A cultura de cancelamento tem sido assunto entre nós nas últimas semanas, a propósito das declarações controversas de um empresário acerca da proibição do aborto em alguns Estados dos EUA e das polémicas opiniões de um professor da Universidade de Aveiro sobre a comunidade homossexual. Tema há muito debatido na generalidade dos países democráticos, onde o fenómeno há muito se verifica, tendo-se, aliás, agravado nos últimos anos, em Portugal o assunto é relativamente recente.

Como é de tradição, os movimentos políticos, sociais e culturais chegam a este canto ocidental da península com atraso e, por vezes felizmente, como é o caso, em versão suavizada. Porém, mesmo que de forma mitigada, o cancelamento ameaça causar danos, porque é um fenómeno nefasto e, no limite, contrário à liberdade, embora as mais das vezes justificado em nome desta.

O cancelamento pretende eliminar do espaço público todo e qualquer discurso que seja considerado ofensivo ou discriminatório para um determinado grupo. Embora, assim dito, possa parecer um acto legítimo e até louvável, o cancelamento comporta, porém, problemas de monta. Desde logo porque colide com um valor matricial das sociedades livres: a liberdade de expressão, que deve ter a maior amplitude possível, protegendo inclusivamente opiniões tidas por polémicas ou absurdas.

Como é costume dizer-se, o disparate é livre, o que significa precisamente que as opiniões, independentemente do que pensarmos acerca delas, possam ser expressas.

Por outro lado, o cancelamento, ao propor-se limitar um direito fundamental, fá-lo sob bases fluidas, pois os conceitos de ofensa ou de discriminação comportam por vezes uma subjectividade que os tornam argumentativamente insuficientes para justificar a limitação de um direito objectivo, o qual só poderá ser posto em causa por uma entidade competente para o fazer, os tribunais – e apenas nos casos em que haja forte indício de cometimento de crime – e não pela opinião pública ou, como sucede mais frequentemente, pela opinião publicada, que não possui nem o direito legal, nem a competência necessários para definir e limitar direitos.

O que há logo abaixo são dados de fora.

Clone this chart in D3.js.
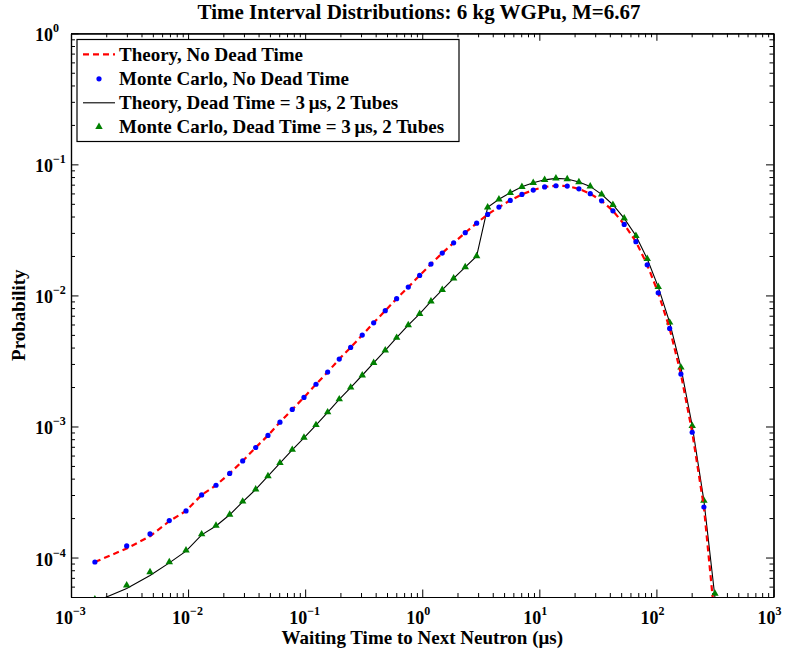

Assim sendo, à opinião cabe não condicionar um direito, antes exercer um outro: o debate. No espaço público, o combate a ideias consideradas controversas faz-se através da confrontação de argumentos, da discussão e da reflexão. Só estes exercícios permitem o esclarecimento e a persuasão.

Para vencer e convencer a opinião alheia, necessário se torna esgrimir pontos de vista, não impor uns através do silenciamento dos outros. Até porque esse silenciamento, além de contestável, pelo que acima foi dito, revela-se contraproducente, pois o problema não é tanto que as pessoas digam o que pensam, mas pensarem o que dizem e o facto de serem silenciadas não apenas não as faz mudar de ideias, como lhes reforçam as convicções, além de lhes conferir o estatuto de vítimas. Como sói dizer-se, é da discussão que nasce a luz.

O autor escreve de acordo com a antiga ortografia.